In the top photo, is that condensation on the inside face of the pane, or in between the two panes of glass?

The second image doesn’t look like condensation alone to me - you’d expect it to be more even and less streaky, plus you’d see some on the ceiling too. Are you sure that you haven’t got a failure on the external fabric (eg canopy flashing, mortar joint) in that location?

The bottom photo does look like condensation. As others have suggested, a dehumidifier would be worth trying.

+1 on the dehumidifier advice. Our apartment has a horrible damp problem and running the dehumidifier does help with the moisture problem on the walls and windows.

Another vote for Davidoff Cool J-Lew Meaco Dehumidifier.
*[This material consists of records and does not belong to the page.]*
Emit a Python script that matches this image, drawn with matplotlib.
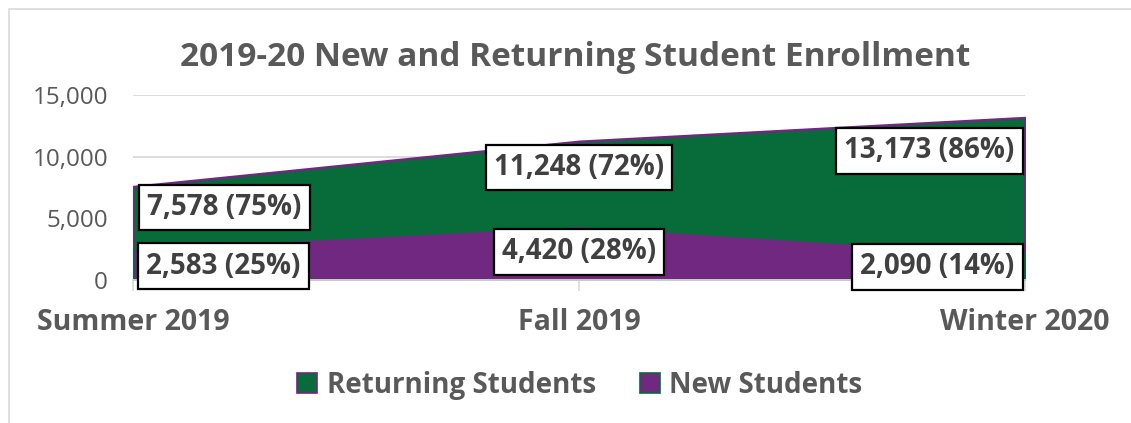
import matplotlib
matplotlib.use("Agg")
import matplotlib.pyplot as plt
from matplotlib.patches import Rectangle, Patch

categories = ["Summer 2019", "Fall 2019", "Winter 2020"]
returning = [7578, 11248, 13173]
new = [2583, 4420, 2090]
returning_pct = [75, 72, 86]
new_pct = [25, 28, 14]
series_names = ["Returning Students", "New Students"]
yticks = [0, 5000, 10000, 15000]

GREEN = "#076B3A"
PURPLE = "#702880"
GRID = "#D9D9D9"
TXT = "#595959"
LBL = "#404040"

plt.rcParams["font.family"] = ["Open Sans", "DejaVu Sans"]

W, H = 1131, 423
fig = plt.figure(figsize=(W / 100, H / 100), dpi=100)

# chart outline
fig.patches.append(Rectangle((9 / W, -0.1), 1.2, (H - 9) / H + 0.1,
                             transform=fig.transFigure, fill=False,
                             edgecolor=GRID, linewidth=1.2))

ax = fig.add_axes([133 / W, (H - 280) / H, 892 / W, 185 / H])
x = list(range(len(categories)))

ax.fill_between(x, 0, returning, facecolor=GREEN, edgecolor=PURPLE,
                linewidth=1.8, zorder=2)
ax.fill_between(x, 0, new, facecolor=PURPLE, edgecolor=GREEN,
                linewidth=1.8, zorder=3)

ax.set_xlim(0, len(categories) - 1)
ax.set_ylim(0, 15000)
ax.set_yticks(yticks)
ax.set_yticklabels([f"{v:,}" for v in yticks], fontsize=17.5, color=TXT)
ax.set_xticks(x)
ax.set_xticklabels(categories, fontsize=20.5, fontweight="bold", color=TXT)
ax.tick_params(axis="y", length=0, pad=18)
ax.tick_params(axis="x", length=8, width=1.2, color=GRID, pad=12)
ax.grid(axis="y", color=GRID, linewidth=1.3, zorder=0)
ax.set_axisbelow(True)
for s in ["top", "right", "left"]:
    ax.spines[s].set_visible(False)
ax.spines["bottom"].set_color(GRID)
ax.spines["bottom"].set_linewidth(1.3)
ax.spines["bottom"].set_zorder(4)

box = dict(boxstyle="square,pad=0.3", facecolor="white", edgecolor="black",
           linewidth=1.6)
ret_off = [(66, -15), (0, -19), (-69, -24)]
new_off = [(65, -13), (0, -19), (-63, -9)]
for i in x:
    ax.annotate(f"{returning[i]:,} ({returning_pct[i]}%)", xy=(i, returning[i]),
                xytext=ret_off[i], textcoords="offset points", ha="center",
                va="center", fontsize=20, fontweight="bold", color=LBL,
                bbox=box, zorder=6, annotation_clip=False)
    ax.annotate(f"{new[i]:,} ({new_pct[i]}%)", xy=(i, new[i]),
                xytext=new_off[i], textcoords="offset points", ha="center",
                va="center", fontsize=20, fontweight="bold", color=LBL,
                bbox=box, zorder=6, annotation_clip=False)

fig.text(575 / W, 1 - 57 / H, "2019-20 New and Returning Student Enrollment",
         ha="center", va="center", fontsize=24, fontweight="bold", color=TXT)

handles = [Patch(facecolor=GREEN, edgecolor=PURPLE, linewidth=1.2),
           Patch(facecolor=PURPLE, edgecolor=GREEN, linewidth=1.2)]
leg = fig.legend(handles, series_names, loc="center",
                 bbox_to_anchor=(580 / W, 1 - 385 / H), ncol=2, frameon=False,
                 prop={"size": 20, "weight": "bold"}, handlelength=0.7,
                 handleheight=0.7, handletextpad=0.35, columnspacing=1.6)
for t in leg.get_texts():
    t.set_color(TXT)

fig.savefig("out.png", dpi=100)
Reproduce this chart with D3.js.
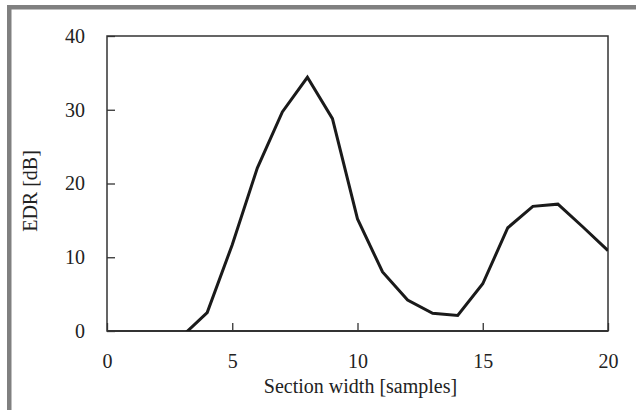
<!DOCTYPE html>
<html>
<head>
<meta charset="utf-8">
<script src="https://cdn.jsdelivr.net/npm/d3@7"></script>
<style>
  body { margin: 0; background: #fff; }
  svg text { font-family: "Liberation Serif", "Times New Roman", serif; fill: #222; }
</style>
</head>
<body>
<div id="main"></div>
<script>
// section width (samples) and EDR (dB)
var widths = [3, 4, 5, 6, 7, 8, 9, 10, 11, 12, 13, 14, 15, 16, 17, 18, 19, 20];
var edr = [-0.7, 2.5, 11.7, 22.1, 29.7, 34.4, 28.8, 15.2, 8.0, 4.2, 2.4, 2.1, 6.4, 14.0, 16.9, 17.2, 14.1, 10.9];
var xTicks = [0, 5, 10, 15, 20];
var yTicks = [0, 10, 20, 30, 40];
var xTitle = "Section width [samples]";
var yTitle = "EDR [dB]";

var svg = d3.select("#main").append("svg")
  .attr("width", 636)
  .attr("height", 410);

// grey frame (top and left only)
svg.append("rect").attr("x", 7).attr("y", 5).attr("width", 629).attr("height", 4.5).attr("fill", "#808080");
svg.append("rect").attr("x", 7).attr("y", 5).attr("width", 4.5).attr("height", 405).attr("fill", "#808080");

var x = d3.scaleLinear().domain([0, 20]).range([107, 608]);
var y = d3.scaleLinear().domain([0, 40]).range([331, 36]);

svg.append("clipPath").attr("id", "plotClip")
  .append("rect")
  .attr("x", x(0)).attr("y", y(40))
  .attr("width", x(20) - x(0)).attr("height", y(0) - y(40));

var xAxis = d3.axisBottom(x).tickValues(xTicks).tickFormat(d3.format("d"))
  .tickSizeInner(-8).tickSizeOuter(0).tickPadding(23);
var yAxis = d3.axisLeft(y).tickValues(yTicks).tickFormat(d3.format("d"))
  .tickSizeInner(-8).tickSizeOuter(0).tickPadding(22);

var gx = svg.append("g").attr("transform", "translate(0," + y(0) + ")").call(xAxis);
var gy = svg.append("g").attr("transform", "translate(" + x(0) + ",0)").call(yAxis);

[gx, gy].forEach(function(g) {
  g.select(".domain").remove();
  g.selectAll(".tick line").attr("stroke", "#333").attr("stroke-width", 1.3);
  g.selectAll(".tick text").attr("font-size", "20px").attr("fill", "#222")
    .style("font-family", "Liberation Serif, serif");
});

// plot box
svg.append("rect")
  .attr("x", x(0)).attr("y", y(40))
  .attr("width", x(20) - x(0)).attr("height", y(0) - y(40))
  .attr("fill", "none").attr("stroke", "#333").attr("stroke-width", 1.5);
svg.append("line")
  .attr("x1", x(0)).attr("x2", x(20)).attr("y1", y(0)).attr("y2", y(0))
  .attr("stroke", "#333").attr("stroke-width", 2.2);

var line = d3.line()
  .x(function(d, i) { return x(widths[i]); })
  .y(function(d) { return y(d); });

svg.append("path")
  .datum(edr)
  .attr("clip-path", "url(#plotClip)")
  .attr("fill", "none")
  .attr("stroke", "#1a1a1a")
  .attr("stroke-width", 3)
  .attr("stroke-linejoin", "miter")
  .attr("d", line);

svg.append("text")
  .attr("x", (x(0) + x(20)) / 2 + 3)
  .attr("y", 393)
  .attr("text-anchor", "middle")
  .attr("font-size", "20px")
  .text(xTitle);

svg.append("text")
  .attr("transform", "translate(37,191) rotate(-90)")
  .attr("text-anchor", "middle")
  .attr("font-size", "20px")
  .text(yTitle);
</script>
</body>
</html>
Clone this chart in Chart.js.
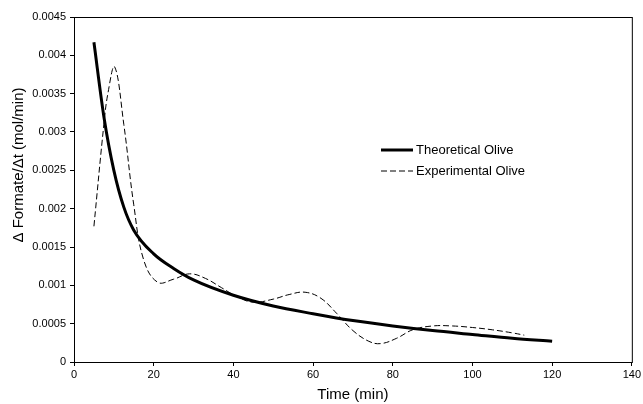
<!DOCTYPE html>
<html>
<head>
<meta charset="utf-8">
<script src="https://cdn.jsdelivr.net/npm/chart.js@4.4.1/dist/chart.umd.min.js"></script>
<style>
  html, body { margin: 0; padding: 0; background: #fff; }
  #wrap { width: 643px; height: 404px; }
</style>
</head>
<body>
<div id="wrap"><canvas id="chart"></canvas></div>
<script>
// Theoretical curve
const theoTime = [5, 7.5, 10, 12.5, 15, 20, 25, 30, 40, 50, 60, 70, 80, 90, 100, 110, 120];
const theoRate = [0.00417, 0.0032, 0.0025, 0.00202, 0.00172, 0.00141, 0.00122, 0.00107, 0.00087, 0.00073, 0.00063, 0.00054, 0.00047, 0.00041, 0.00036, 0.00031, 0.00027];

// Experimental curve
const expTime = [5, 7.5, 8.5, 10.2, 12.5, 15, 17.5, 21, 25, 29, 33, 37, 41, 45, 50, 54, 58, 62, 66, 70, 74, 77, 81, 85, 90, 95, 100, 105, 110, 113];
const expRate = [0.00177, 0.0031, 0.0035, 0.00385, 0.0031, 0.00205, 0.00133, 0.00104, 0.00108, 0.00115, 0.00109, 0.00097, 0.00085, 0.00078, 0.00082, 0.00088, 0.00091, 0.00083, 0.00063, 0.00041, 0.00027, 0.00024, 0.00031, 0.00042, 0.00047, 0.00047, 0.00045, 0.00042, 0.00038, 0.00035];

const xTicks = [0, 20, 40, 60, 80, 100, 120, 140];
const yTicks = [0, 0.0005, 0.001, 0.0015, 0.002, 0.0025, 0.003, 0.0035, 0.004, 0.0045];

const yTitle = 'Δ Formate/Δt (mol/min)';

const toPoints = (xs, ys) => xs.map((x, i) => ({ x: x, y: ys[i] }));

// box around the plot area, plus the y title (sits a bit above centre in the original)
const frame = {
    id: 'frame',
    afterDraw(chart) {
        const { ctx, chartArea: a } = chart;
        ctx.save();
        ctx.strokeStyle = '#000';
        ctx.lineWidth = 1;
        ctx.strokeRect(a.left + 0.5, a.top + 0.5, a.right - a.left, a.bottom - a.top);

        ctx.translate(19, 165);
        ctx.rotate(-Math.PI / 2);
        ctx.font = '15px "Liberation Sans", Arial, sans-serif';
        ctx.fillStyle = '#000';
        ctx.textAlign = 'center';
        ctx.textBaseline = 'middle';
        ctx.fillText(yTitle, 0, 0);
        ctx.restore();
    }
};

// legend placed inside the plot like the original
const innerLegend = {
    id: 'innerLegend',
    afterDraw(chart) {
        const ctx = chart.ctx;
        const x0 = 381, y0 = 150, gap = 21;
        ctx.save();
        ctx.font = '13px "Liberation Sans", Arial, sans-serif';
        ctx.fillStyle = '#000';
        ctx.textBaseline = 'middle';
        chart.data.datasets.forEach((ds, i) => {
            const y = y0 + i * gap;
            ctx.beginPath();
            ctx.strokeStyle = '#000';
            ctx.lineWidth = ds.borderWidth;
            ctx.setLineDash(ds.borderDash || []);
            ctx.moveTo(x0, y);
            ctx.lineTo(x0 + 32, y);
            ctx.stroke();
            ctx.setLineDash([]);
            ctx.fillText(ds.label, x0 + 35, y);
        });
        ctx.restore();
    }
};

Chart.defaults.font.family = '"Liberation Sans", Arial, sans-serif';
Chart.defaults.color = '#000';

new Chart(document.getElementById('chart'), {
    type: 'line',
    data: {
        datasets: [
            {
                label: 'Theoretical Olive',
                data: toPoints(theoTime, theoRate),
                borderColor: '#000',
                borderWidth: 3,
                pointRadius: 0,
                cubicInterpolationMode: 'monotone'
            },
            {
                label: 'Experimental Olive',
                data: toPoints(expTime, expRate),
                borderColor: '#000',
                borderWidth: 1,
                borderDash: [6, 3],
                pointRadius: 0,
                tension: 0.4
            }
        ]
    },
    options: {
        responsive: true,
        maintainAspectRatio: false,
        animation: false,
        layout: { padding: { top: 17, right: 10, left: 0, bottom: 0 } },
        plugins: {
            legend: { display: false },
            tooltip: { enabled: false }
        },
        scales: {
            x: {
                type: 'linear',
                min: 0,
                max: 140,
                afterBuildTicks: (s) => { s.ticks = xTicks.map(v => ({ value: v })); },
                ticks: { font: { size: 11 }, padding: 2 },
                grid: { drawOnChartArea: false, tickLength: 4, color: '#000' },
                border: { color: '#000' },
                title: { display: true, text: 'Time (min)', font: { size: 15 }, padding: { top: 0, bottom: 0 } },
                afterFit: (s) => { s.height = 42; }
            },
            y: {
                type: 'linear',
                min: 0,
                max: 0.0045,
                afterBuildTicks: (s) => { s.ticks = yTicks.map(v => ({ value: v })); },
                ticks: { font: { size: 11 }, padding: 4, callback: (v) => String(+v.toFixed(4)) },
                grid: { drawOnChartArea: false, tickLength: 4, color: '#000' },
                border: { color: '#000' },
                afterFit: (s) => { s.width = 74; }
            }
        }
    },
    plugins: [frame, innerLegend]
});
</script>
</body>
</html>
I can’t offer guarantees on the wall stuff (haven’t really suffered with that, and would be following up as per marckee’s queries), but we’ve noticed a removal of minor window condensation, and clothes have been air-drying much quicker.

The pull cord switch that controls power to the electric shower has broken. Won’t turn back on. Have tried turning the switch at the fuse box off and on again

  • This is something a complete idiot can fix themselves
  • Get an electrician in

0 voters

Reclaimed scaffold boards as shelving

  • Exclusively for dickheads
  • Mostly for dickheads but get them anyway

0 voters

Does it still feel like the switch is “switching”. If not then you could just get a new cord and fitting and fitting it would be pretty simple. If you can get hold of a circuit tester then the obvious step would be to switch the power off at the fuse box, unscrew the fitting to expose the wire connections, reconnect the power and carefully check the flow between live and neutral terminals. If that fails you’ve got a problem for an electrician (assuming you haven’t just blown a fuse).

The sound proof mats I want to get will add 80 stone to the floor, that’s probably fine?

Depends on the floor area. The joists will be sized and spaced to be able to take a maximum load per m2.

It’s 28m square ish

Is the 80 stone total weight, or weight per mat or weight per square metre?

That load’s going to be over 40 stone per square metre at least though isn’t it?

Total, 20 kg per 1.2 m2

That’s about an extra 18kg/m2, or an additional 0.18Kn/m2.

It’ll be fine - domestic floors are designed to take up to 1.5kN/m2 with big safety factors.